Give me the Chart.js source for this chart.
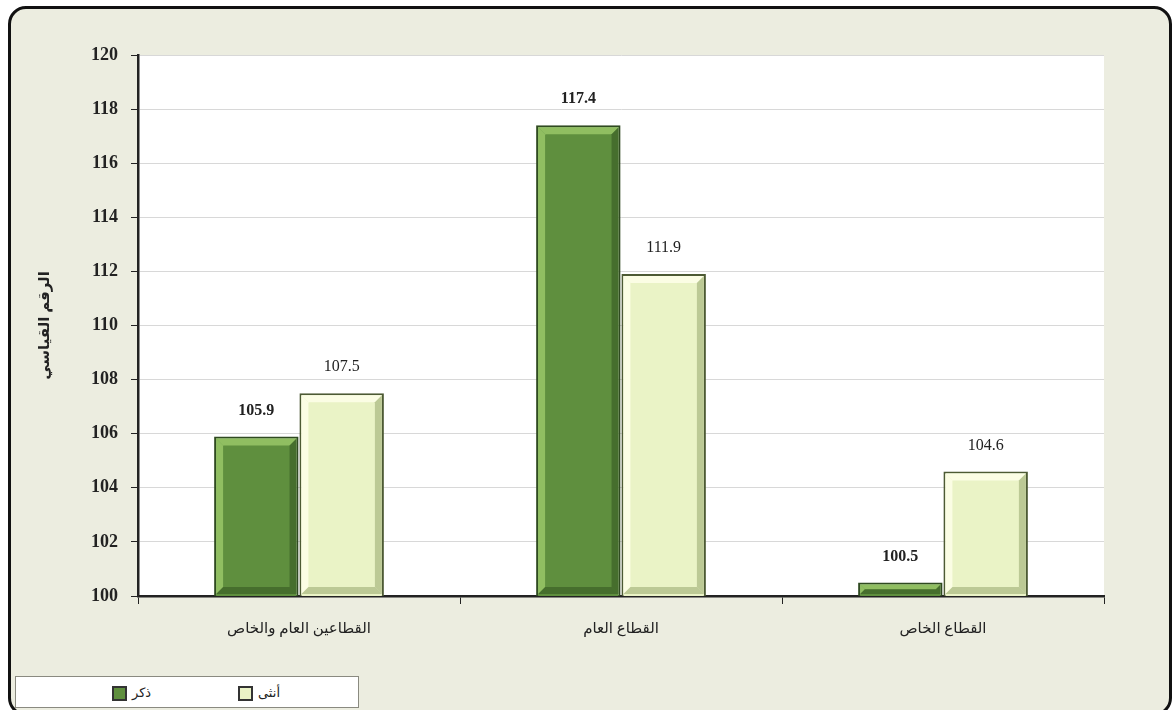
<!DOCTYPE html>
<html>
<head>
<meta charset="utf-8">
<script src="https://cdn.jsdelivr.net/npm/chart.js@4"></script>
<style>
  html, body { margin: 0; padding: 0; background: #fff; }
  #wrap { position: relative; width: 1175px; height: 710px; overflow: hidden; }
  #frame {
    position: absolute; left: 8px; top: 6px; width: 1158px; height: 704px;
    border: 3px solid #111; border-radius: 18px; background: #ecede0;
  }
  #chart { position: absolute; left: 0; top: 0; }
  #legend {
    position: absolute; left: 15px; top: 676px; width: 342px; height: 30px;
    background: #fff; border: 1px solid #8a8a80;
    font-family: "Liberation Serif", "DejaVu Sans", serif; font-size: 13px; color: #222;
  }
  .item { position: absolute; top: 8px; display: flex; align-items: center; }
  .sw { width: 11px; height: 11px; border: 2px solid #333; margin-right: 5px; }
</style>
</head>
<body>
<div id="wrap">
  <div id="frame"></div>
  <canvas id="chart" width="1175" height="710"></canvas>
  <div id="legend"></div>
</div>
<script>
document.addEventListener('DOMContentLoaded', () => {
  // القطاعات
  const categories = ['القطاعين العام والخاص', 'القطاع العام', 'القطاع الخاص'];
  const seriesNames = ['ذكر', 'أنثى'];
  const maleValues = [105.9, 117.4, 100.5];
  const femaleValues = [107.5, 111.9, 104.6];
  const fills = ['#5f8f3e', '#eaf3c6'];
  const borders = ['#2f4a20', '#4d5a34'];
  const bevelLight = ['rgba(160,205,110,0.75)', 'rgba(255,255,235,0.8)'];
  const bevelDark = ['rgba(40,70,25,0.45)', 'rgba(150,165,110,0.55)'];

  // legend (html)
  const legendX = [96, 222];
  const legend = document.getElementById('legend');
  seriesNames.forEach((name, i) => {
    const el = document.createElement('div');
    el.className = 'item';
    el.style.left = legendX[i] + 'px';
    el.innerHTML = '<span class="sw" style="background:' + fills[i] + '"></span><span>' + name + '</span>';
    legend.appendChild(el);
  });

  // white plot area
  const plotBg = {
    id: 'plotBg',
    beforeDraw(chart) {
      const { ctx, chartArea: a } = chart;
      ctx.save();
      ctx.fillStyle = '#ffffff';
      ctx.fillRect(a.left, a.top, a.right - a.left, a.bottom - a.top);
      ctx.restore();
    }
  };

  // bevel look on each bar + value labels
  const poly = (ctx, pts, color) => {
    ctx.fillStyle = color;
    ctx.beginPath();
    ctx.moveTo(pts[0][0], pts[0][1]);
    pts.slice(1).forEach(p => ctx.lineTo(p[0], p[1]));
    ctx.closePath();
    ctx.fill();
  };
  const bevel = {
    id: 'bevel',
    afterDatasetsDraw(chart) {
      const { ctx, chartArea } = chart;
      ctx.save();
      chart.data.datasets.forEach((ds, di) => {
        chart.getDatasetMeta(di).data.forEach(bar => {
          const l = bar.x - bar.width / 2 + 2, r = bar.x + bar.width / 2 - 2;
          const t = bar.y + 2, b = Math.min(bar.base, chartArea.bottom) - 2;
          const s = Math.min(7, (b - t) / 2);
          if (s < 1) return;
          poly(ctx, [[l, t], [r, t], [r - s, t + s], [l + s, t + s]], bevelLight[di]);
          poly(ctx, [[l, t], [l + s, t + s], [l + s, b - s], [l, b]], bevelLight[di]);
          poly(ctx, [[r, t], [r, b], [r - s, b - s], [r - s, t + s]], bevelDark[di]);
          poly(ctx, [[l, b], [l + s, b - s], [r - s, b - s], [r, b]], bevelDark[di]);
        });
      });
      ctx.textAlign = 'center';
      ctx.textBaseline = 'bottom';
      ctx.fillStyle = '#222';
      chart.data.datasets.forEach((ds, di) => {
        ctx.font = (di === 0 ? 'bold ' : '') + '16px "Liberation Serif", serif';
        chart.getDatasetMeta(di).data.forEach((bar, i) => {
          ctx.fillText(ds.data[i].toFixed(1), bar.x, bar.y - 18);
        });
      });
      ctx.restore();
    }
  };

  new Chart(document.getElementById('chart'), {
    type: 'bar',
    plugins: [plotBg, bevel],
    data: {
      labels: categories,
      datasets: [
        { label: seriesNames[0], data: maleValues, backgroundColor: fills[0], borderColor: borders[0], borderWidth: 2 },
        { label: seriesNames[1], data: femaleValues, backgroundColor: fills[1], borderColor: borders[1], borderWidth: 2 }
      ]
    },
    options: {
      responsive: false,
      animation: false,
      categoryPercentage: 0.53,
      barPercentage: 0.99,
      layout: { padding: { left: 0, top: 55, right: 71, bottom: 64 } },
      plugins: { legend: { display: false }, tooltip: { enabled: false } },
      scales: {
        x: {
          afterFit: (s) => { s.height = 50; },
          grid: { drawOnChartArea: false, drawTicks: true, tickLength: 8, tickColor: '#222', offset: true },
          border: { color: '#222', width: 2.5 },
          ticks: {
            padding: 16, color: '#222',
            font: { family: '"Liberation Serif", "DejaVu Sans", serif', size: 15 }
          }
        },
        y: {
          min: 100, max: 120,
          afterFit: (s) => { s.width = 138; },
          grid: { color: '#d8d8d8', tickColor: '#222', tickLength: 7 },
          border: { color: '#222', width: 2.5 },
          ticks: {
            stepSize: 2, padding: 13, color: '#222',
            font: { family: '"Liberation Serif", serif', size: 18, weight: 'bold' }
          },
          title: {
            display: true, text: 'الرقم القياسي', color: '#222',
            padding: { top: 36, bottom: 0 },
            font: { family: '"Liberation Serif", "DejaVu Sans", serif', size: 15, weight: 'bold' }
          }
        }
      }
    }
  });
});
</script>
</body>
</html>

※

(YOUR INSTRUCTIONS)
All of the material above is to be copied exactly, except for its images.

(ANSWER TO THE TASK)
Give me the Chart.js source for this chart.
<!DOCTYPE html>
<html>
<head>
<meta charset="utf-8">
<script src="https://cdn.jsdelivr.net/npm/chart.js@4"></script>
<style>
  html, body { margin: 0; padding: 0; background: #fff; }
  #wrap { position: relative; width: 1175px; height: 710px; overflow: hidden; }
  #frame {
    position: absolute; left: 8px; top: 6px; width: 1158px; height: 704px;
    border: 3px solid #111; border-radius: 18px; background: #ecede0;
  }
  #chart { position: absolute; left: 0; top: 0; }
  #legend {
    position: absolute; left: 15px; top: 676px; width: 342px; height: 30px;
    background: #fff; border: 1px solid #8a8a80;
    font-family: "Liberation Serif", "DejaVu Sans", serif; font-size: 13px; color: #222;
  }
  .item { position: absolute; top: 8px; display: flex; align-items: center; }
  .sw { width: 11px; height: 11px; border: 2px solid #333; margin-right: 5px; }
</style>
</head>
<body>
<div id="wrap">
  <div id="frame"></div>
  <canvas id="chart" width="1175" height="710"></canvas>
  <div id="legend"></div>
</div>
<script>
document.addEventListener('DOMContentLoaded', () => {
  // القطاعات
  const categories = ['القطاعين العام والخاص', 'القطاع العام', 'القطاع الخاص'];
  const seriesNames = ['ذكر', 'أنثى'];
  const maleValues = [105.9, 117.4, 100.5];
  const femaleValues = [107.5, 111.9, 104.6];
  const fills = ['#5f8f3e', '#eaf3c6'];
  const borders = ['#2f4a20', '#4d5a34'];
  const bevelLight = ['rgba(160,205,110,0.75)', 'rgba(255,255,235,0.8)'];
  const bevelDark = ['rgba(40,70,25,0.45)', 'rgba(150,165,110,0.55)'];

  // legend (html)
  const legendX = [96, 222];
  const legend = document.getElementById('legend');
  seriesNames.forEach((name, i) => {
    const el = document.createElement('div');
    el.className = 'item';
    el.style.left = legendX[i] + 'px';
    el.innerHTML = '<span class="sw" style="background:' + fills[i] + '"></span><span>' + name + '</span>';
    legend.appendChild(el);
  });

  // white plot area
  const plotBg = {
    id: 'plotBg',
    beforeDraw(chart) {
      const { ctx, chartArea: a } = chart;
      ctx.save();
      ctx.fillStyle = '#ffffff';
      ctx.fillRect(a.left, a.top, a.right - a.left, a.bottom - a.top);
      ctx.restore();
    }
  };

  // bevel look on each bar + value labels
  const poly = (ctx, pts, color) => {
    ctx.fillStyle = color;
    ctx.beginPath();
    ctx.moveTo(pts[0][0], pts[0][1]);
    pts.slice(1).forEach(p => ctx.lineTo(p[0], p[1]));
    ctx.closePath();
    ctx.fill();
  };
  const bevel = {
    id: 'bevel',
    afterDatasetsDraw(chart) {
      const { ctx, chartArea } = chart;
      ctx.save();
      chart.data.datasets.forEach((ds, di) => {
        chart.getDatasetMeta(di).data.forEach(bar => {
          const l = bar.x - bar.width / 2 + 2, r = bar.x + bar.width / 2 - 2;
          const t = bar.y + 2, b = Math.min(bar.base, chartArea.bottom) - 2;
          const s = Math.min(7, (b - t) / 2);
          if (s < 1) return;
          poly(ctx, [[l, t], [r, t], [r - s, t + s], [l + s, t + s]], bevelLight[di]);
          poly(ctx, [[l, t], [l + s, t + s], [l + s, b - s], [l, b]], bevelLight[di]);
          poly(ctx, [[r, t], [r, b], [r - s, b - s], [r - s, t + s]], bevelDark[di]);
          poly(ctx, [[l, b], [l + s, b - s], [r - s, b - s], [r, b]], bevelDark[di]);
        });
      });
      ctx.textAlign = 'center';
      ctx.textBaseline = 'bottom';
      ctx.fillStyle = '#222';
      chart.data.datasets.forEach((ds, di) => {
        ctx.font = (di === 0 ? 'bold ' : '') + '16px "Liberation Serif", serif';
        chart.getDatasetMeta(di).data.forEach((bar, i) => {
          ctx.fillText(ds.data[i].toFixed(1), bar.x, bar.y - 18);
        });
      });
      ctx.restore();
    }
  };

  new Chart(document.getElementById('chart'), {
    type: 'bar',
    plugins: [plotBg, bevel],
    data: {
      labels: categories,
      datasets: [
        { label: seriesNames[0], data: maleValues, backgroundColor: fills[0], borderColor: borders[0], borderWidth: 2 },
        { label: seriesNames[1], data: femaleValues, backgroundColor: fills[1], borderColor: borders[1], borderWidth: 2 }
      ]
    },
    options: {
      responsive: false,
      animation: false,
      categoryPercentage: 0.53,
      barPercentage: 0.99,
      layout: { padding: { left: 0, top: 55, right: 71, bottom: 64 } },
      plugins: { legend: { display: false }, tooltip: { enabled: false } },
      scales: {
        x: {
          afterFit: (s) => { s.height = 50; },
          grid: { drawOnChartArea: false, drawTicks: true, tickLength: 8, tickColor: '#222', offset: true },
          border: { color: '#222', width: 2.5 },
          ticks: {
            padding: 16, color: '#222',
            font: { family: '"Liberation Serif", "DejaVu Sans", serif', size: 15 }
          }
        },
        y: {
          min: 100, max: 120,
          afterFit: (s) => { s.width = 138; },
          grid: { color: '#d8d8d8', tickColor: '#222', tickLength: 7 },
          border: { color: '#222', width: 2.5 },
          ticks: {
            stepSize: 2, padding: 13, color: '#222',
            font: { family: '"Liberation Serif", serif', size: 18, weight: 'bold' }
          },
          title: {
            display: true, text: 'الرقم القياسي', color: '#222',
            padding: { top: 36, bottom: 0 },
            font: { family: '"Liberation Serif", "DejaVu Sans", serif', size: 15, weight: 'bold' }
          }
        }
      }
    }
  });
});
</script>
</body>
</html>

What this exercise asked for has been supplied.